The predictive regression suggests that the ability of a cartel to charge a higher price increases with its duration. On average, the overcharge increases by a factor of exp(0.06) [=1.06] per quinquennium. Domestic cartels overcharge by a factor of exp(−0.3) [=0.74] less than do international cartels. Cartels that are resolved with a guilty plea overcharge by a factor of exp(0.27) [=1.31] more than do the other cartels. Cartels of the EU overcharge by exp(−0.23) [=0.79] less than do cartels at other geographical locations. OEs that are estimated via a “Price before”, “price war”, or “yardstick” method are on average larger than those that are obtained through the use of other estimation methods. Also, the OEs that are published in monographs, edited books, newspapers, and speeches are on average higher than those that are published in other media.

In the structural model, the coefficient of the “Guilty” dummy variable is not significant. This suggest that a guilty plea has no causal effect on overcharges even though it has a predictive effect. In retrospect, this result is quite intuitive: a firm adopts a guilty plea strategy because it has been involved in a successful cartel (i.e., “positive overcharge” causes “guilty plea”) and not the converse.

The R-square of the log-linear regression is slightly higher for the predictive model (0.09) than for the structural model (0.08). This is not surprising as the structural model is aimed at achieving an unbiased estimation of the parameters used to bias-correct the raw OE while the predictive model delivers the best fit of the OE in terms of in-sample mean square error.
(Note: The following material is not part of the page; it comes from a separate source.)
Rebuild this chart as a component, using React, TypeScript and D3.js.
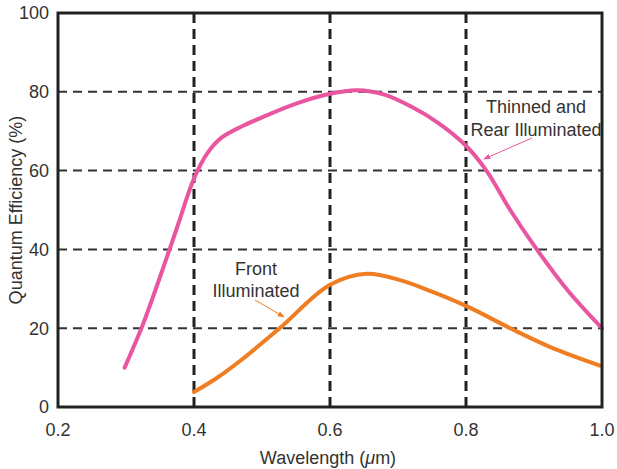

Connor and Bolotova (2006) performed a meta-analysis of cartel OEs in which they modelled the OE as a linear function of Y and Z:

$$ {\hat{\uptheta }}_{\text{i}} =\upbeta_{0} + {\text{Y}}_{\text{i}}\upbeta_{1} + {\text{W}}_{\text{i}}\upbeta_{2} + {\text{Z}}_{\text{i}}\upbeta_{3} +\upvarepsilon_{\text{i}} . $$

(12)

They estimated different restrictions of the full model. For their full model (column [7] of Table 6 in their paper), they found that the OE is positively related to the duration, but does not depend on whether the firm is “guilty” or not; it is lower for domestic cartels and for cartels that have operated in the EU; and it is neither higher nor lower for bid-rigging cases, contrary to what is claimed by Cohen and Scheffman (1989). Further, they found that the size of overcharges has declined over time. Connor and Bolotova attributed the latter result to the increased severity of antitrust regulation.

Interestingly, they also found that the Z variables have significant impacts on OE. For example, they found that the “yardstick” method produces estimates that are at least 10 % higher than the “after the conspiracy” method. For the publication sources, they found that “government reports” and “court reports” produce estimates that are respectively 22 % lower and 15 % higher than “monograph or book”. The fact that the Z variables show significant effects in the regression suggests that the raw OE are indeed biased.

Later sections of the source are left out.